Directions: Quote the lines that run from the line containing "Rebuild this chart" down to the line containing "from matplotlib.patches import". Include both of those lines, reproduce each exactly, and omit everything else.

Given records:
_ _ _ _ _ _ _
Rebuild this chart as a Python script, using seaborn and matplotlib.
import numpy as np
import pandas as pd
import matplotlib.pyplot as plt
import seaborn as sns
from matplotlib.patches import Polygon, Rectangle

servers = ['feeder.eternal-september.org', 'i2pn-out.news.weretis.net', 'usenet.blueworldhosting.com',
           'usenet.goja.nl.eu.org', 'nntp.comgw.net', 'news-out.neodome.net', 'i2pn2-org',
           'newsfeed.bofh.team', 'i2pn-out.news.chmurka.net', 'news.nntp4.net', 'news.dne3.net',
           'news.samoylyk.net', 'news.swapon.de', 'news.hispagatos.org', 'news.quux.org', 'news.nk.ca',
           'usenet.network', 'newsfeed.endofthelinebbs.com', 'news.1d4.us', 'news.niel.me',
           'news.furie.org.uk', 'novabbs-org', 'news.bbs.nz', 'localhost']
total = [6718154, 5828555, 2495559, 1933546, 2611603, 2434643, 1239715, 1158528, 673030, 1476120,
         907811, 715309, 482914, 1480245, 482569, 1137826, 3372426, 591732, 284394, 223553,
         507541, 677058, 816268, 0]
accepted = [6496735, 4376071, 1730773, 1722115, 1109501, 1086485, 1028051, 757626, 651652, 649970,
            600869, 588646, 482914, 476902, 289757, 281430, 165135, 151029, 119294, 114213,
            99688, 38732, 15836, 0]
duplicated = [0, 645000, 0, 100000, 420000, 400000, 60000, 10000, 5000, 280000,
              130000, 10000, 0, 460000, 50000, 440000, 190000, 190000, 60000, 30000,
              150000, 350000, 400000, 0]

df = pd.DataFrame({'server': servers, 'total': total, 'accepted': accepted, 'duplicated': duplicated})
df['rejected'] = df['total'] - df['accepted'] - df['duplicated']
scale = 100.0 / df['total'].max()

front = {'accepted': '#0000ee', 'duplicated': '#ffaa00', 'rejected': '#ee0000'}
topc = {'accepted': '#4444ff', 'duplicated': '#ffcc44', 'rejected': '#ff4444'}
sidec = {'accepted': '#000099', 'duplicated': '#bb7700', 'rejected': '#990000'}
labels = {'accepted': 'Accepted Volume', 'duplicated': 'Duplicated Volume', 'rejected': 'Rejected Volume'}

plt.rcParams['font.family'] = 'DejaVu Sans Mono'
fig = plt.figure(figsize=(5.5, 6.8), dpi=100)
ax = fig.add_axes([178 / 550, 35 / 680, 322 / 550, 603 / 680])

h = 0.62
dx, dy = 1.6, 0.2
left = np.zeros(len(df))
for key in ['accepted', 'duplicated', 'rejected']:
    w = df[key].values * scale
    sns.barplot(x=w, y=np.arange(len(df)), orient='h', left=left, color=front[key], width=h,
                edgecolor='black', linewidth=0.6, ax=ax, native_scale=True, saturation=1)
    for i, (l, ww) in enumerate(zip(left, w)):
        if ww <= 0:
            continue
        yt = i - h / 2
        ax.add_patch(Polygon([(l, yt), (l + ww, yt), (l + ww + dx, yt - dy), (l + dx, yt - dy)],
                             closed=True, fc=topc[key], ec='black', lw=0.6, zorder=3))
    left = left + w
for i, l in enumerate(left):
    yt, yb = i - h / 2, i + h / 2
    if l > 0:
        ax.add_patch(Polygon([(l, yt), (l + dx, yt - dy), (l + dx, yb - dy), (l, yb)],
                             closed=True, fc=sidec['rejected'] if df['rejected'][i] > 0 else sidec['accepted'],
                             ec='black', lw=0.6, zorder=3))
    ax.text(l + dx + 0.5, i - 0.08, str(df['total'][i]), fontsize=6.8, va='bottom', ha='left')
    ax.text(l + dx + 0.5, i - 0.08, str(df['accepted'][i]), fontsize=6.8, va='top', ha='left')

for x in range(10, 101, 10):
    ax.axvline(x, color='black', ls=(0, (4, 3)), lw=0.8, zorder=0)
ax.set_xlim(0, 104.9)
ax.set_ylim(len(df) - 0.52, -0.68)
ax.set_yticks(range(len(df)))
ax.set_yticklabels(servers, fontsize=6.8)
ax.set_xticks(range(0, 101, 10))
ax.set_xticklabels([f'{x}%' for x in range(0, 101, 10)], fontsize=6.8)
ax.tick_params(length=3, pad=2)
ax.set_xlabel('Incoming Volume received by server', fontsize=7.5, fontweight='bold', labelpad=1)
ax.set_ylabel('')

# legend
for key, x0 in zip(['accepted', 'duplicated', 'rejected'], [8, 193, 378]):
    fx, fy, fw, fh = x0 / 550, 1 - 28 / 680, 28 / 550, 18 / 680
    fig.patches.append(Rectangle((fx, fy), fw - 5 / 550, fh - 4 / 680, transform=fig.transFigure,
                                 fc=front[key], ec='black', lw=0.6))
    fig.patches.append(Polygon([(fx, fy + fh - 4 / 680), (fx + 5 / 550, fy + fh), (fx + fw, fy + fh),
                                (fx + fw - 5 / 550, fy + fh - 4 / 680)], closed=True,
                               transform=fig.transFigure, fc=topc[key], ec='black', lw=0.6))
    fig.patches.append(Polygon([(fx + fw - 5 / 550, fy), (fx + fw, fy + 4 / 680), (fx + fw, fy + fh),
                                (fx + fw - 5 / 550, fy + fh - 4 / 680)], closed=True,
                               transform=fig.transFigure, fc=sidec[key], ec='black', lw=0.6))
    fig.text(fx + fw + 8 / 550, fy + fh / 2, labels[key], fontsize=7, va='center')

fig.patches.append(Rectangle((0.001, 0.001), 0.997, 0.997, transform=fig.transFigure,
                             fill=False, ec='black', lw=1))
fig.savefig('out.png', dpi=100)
_ _ _ _ _ _ _
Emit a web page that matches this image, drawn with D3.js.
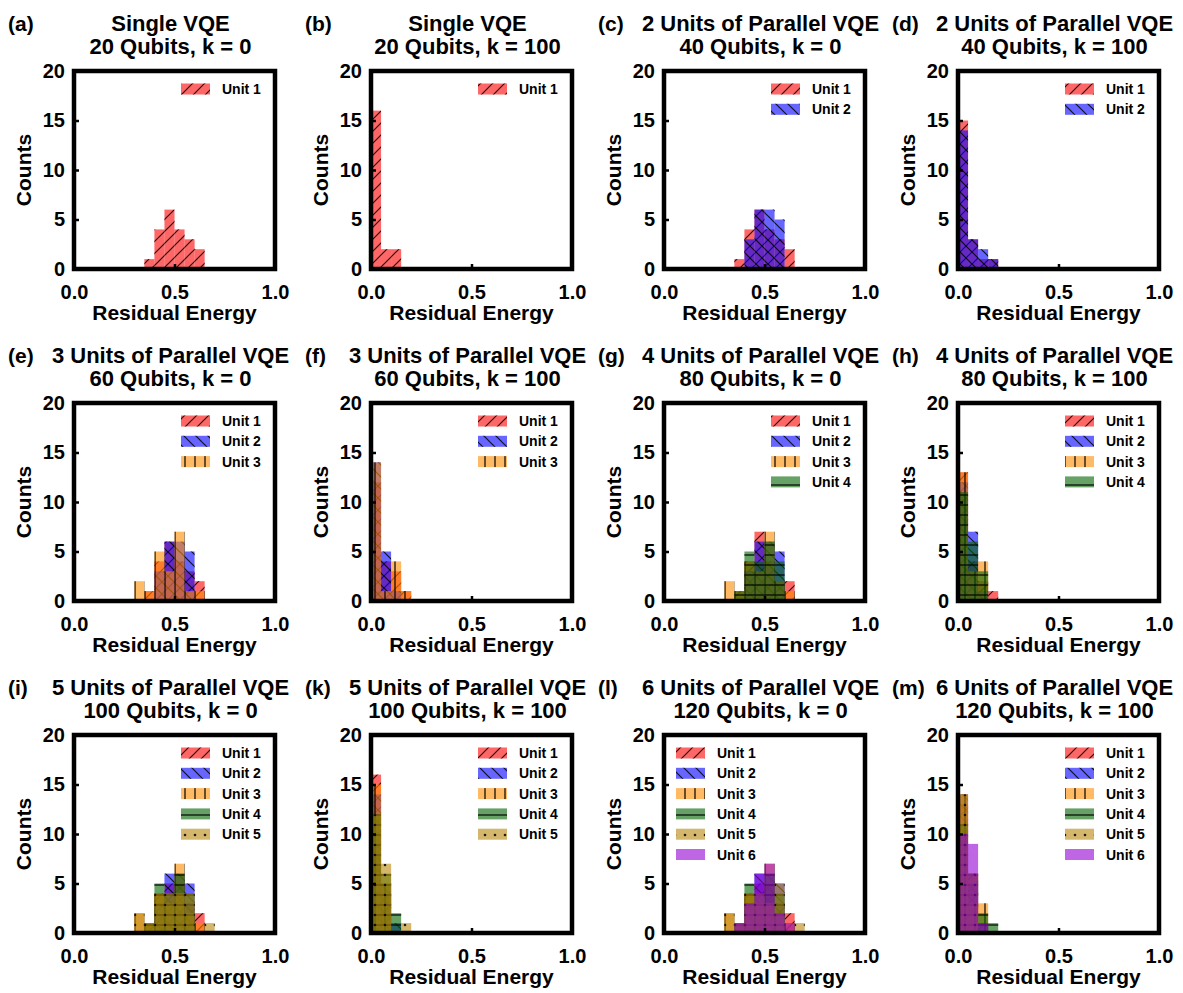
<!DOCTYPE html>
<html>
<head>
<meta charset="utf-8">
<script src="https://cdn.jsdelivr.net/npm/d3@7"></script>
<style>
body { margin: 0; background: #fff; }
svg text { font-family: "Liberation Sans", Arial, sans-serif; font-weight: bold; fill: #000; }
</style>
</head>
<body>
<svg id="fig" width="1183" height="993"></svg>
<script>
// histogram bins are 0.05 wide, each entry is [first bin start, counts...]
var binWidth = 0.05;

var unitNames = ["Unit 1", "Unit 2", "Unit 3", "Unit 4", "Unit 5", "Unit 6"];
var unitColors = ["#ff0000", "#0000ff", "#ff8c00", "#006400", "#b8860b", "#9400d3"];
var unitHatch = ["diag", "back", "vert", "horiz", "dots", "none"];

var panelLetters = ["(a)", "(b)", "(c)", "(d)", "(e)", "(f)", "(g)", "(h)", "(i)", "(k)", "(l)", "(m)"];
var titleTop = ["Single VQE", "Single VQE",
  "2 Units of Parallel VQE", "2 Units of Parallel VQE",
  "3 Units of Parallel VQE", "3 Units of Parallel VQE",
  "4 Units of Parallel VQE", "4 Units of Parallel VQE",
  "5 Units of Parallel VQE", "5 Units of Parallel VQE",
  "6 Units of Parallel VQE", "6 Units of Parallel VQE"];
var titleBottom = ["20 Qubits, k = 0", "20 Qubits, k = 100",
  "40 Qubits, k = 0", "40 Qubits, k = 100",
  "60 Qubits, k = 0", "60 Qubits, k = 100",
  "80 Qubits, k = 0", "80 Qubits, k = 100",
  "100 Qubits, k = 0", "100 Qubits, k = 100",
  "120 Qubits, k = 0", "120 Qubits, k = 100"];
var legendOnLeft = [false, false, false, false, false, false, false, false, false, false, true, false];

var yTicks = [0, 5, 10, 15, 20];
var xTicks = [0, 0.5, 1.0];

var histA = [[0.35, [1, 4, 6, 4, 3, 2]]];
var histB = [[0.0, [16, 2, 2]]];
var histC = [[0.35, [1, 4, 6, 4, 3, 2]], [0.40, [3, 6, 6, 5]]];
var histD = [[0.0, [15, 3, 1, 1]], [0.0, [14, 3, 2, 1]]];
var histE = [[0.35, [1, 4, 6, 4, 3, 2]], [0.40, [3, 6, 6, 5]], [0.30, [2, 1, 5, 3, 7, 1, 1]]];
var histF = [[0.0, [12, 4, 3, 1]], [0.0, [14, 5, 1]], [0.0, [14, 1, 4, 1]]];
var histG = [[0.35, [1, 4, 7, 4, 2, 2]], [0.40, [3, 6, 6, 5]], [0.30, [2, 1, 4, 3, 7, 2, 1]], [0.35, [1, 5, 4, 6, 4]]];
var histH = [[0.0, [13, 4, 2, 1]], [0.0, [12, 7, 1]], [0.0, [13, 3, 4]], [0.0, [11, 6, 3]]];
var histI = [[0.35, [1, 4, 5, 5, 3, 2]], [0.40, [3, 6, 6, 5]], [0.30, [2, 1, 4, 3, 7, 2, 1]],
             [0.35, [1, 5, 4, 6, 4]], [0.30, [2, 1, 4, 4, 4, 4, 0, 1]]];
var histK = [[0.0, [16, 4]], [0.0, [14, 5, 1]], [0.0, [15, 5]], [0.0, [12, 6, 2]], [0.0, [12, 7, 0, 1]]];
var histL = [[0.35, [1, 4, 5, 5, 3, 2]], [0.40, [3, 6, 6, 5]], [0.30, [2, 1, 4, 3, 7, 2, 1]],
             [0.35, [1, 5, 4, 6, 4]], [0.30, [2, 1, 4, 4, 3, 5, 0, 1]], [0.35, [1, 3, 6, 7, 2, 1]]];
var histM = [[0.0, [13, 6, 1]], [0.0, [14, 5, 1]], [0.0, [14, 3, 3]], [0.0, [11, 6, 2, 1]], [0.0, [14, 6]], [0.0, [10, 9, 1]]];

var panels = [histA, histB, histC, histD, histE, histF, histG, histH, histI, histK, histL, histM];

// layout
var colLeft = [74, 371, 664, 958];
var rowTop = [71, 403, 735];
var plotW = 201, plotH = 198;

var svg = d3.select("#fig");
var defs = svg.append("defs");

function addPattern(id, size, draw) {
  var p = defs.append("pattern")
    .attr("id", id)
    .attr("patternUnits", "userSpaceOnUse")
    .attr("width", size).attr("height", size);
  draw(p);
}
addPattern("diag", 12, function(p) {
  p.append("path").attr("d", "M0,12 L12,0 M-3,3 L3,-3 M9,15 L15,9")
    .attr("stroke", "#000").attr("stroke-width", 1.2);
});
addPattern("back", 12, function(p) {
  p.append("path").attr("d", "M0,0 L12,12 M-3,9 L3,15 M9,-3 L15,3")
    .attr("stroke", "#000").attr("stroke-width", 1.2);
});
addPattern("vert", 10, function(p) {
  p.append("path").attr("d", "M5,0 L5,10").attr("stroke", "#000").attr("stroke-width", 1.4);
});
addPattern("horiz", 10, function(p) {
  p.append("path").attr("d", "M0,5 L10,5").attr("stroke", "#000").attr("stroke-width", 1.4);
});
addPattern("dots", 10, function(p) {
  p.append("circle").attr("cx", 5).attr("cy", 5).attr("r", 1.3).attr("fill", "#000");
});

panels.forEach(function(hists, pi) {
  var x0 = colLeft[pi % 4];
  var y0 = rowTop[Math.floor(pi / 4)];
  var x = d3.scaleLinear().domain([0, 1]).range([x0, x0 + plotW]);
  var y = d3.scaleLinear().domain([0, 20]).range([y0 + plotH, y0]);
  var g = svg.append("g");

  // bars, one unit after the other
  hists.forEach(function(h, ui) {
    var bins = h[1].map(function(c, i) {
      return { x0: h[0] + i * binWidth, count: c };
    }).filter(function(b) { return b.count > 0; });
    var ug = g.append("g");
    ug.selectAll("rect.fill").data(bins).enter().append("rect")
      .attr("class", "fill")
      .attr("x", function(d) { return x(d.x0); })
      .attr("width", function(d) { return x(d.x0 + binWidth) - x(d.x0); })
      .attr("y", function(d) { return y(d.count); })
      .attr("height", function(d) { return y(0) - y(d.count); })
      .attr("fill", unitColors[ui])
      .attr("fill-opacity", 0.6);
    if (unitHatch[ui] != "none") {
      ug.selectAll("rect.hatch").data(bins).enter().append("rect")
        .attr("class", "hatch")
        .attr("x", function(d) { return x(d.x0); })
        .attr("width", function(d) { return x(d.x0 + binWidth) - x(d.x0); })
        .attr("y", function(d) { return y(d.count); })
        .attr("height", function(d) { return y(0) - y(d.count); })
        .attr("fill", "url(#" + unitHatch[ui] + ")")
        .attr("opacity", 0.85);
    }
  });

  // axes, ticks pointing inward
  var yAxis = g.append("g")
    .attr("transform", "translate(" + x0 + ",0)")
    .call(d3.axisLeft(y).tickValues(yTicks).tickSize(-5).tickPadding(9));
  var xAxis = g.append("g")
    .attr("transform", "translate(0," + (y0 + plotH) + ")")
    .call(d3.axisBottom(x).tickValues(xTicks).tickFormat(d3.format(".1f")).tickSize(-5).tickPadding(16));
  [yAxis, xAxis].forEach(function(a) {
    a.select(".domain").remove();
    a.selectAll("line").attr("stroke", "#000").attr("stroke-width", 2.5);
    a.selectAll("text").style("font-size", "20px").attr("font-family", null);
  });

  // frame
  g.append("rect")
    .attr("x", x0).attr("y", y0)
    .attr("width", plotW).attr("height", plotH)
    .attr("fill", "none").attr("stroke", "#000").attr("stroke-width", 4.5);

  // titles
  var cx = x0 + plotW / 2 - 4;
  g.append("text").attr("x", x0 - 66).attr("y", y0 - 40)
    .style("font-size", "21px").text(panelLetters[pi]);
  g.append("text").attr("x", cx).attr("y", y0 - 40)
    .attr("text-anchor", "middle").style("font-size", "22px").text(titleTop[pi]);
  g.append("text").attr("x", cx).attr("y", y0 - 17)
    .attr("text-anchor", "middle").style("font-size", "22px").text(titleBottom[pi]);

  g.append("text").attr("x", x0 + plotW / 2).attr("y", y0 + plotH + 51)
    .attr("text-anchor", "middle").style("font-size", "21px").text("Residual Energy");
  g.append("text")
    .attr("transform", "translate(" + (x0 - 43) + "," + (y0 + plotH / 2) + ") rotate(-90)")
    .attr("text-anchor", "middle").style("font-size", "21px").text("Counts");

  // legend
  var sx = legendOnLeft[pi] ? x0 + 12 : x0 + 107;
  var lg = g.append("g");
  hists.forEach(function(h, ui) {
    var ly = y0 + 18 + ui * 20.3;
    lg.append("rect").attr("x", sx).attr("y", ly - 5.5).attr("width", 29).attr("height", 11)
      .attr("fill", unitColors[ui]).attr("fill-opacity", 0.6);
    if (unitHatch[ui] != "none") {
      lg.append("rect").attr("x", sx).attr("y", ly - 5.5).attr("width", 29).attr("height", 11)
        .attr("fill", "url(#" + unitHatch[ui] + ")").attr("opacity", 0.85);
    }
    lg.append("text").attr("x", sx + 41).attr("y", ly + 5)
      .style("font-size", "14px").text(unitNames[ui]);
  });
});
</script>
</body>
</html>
_ _ _ _ _ _ _
Answer for this exercise:
Rebuild this chart as a Python script, using seaborn and matplotlib.
import numpy as np
import pandas as pd
import matplotlib.pyplot as plt
import seaborn as sns
from matplotlib.patches import Polygon, Rectangle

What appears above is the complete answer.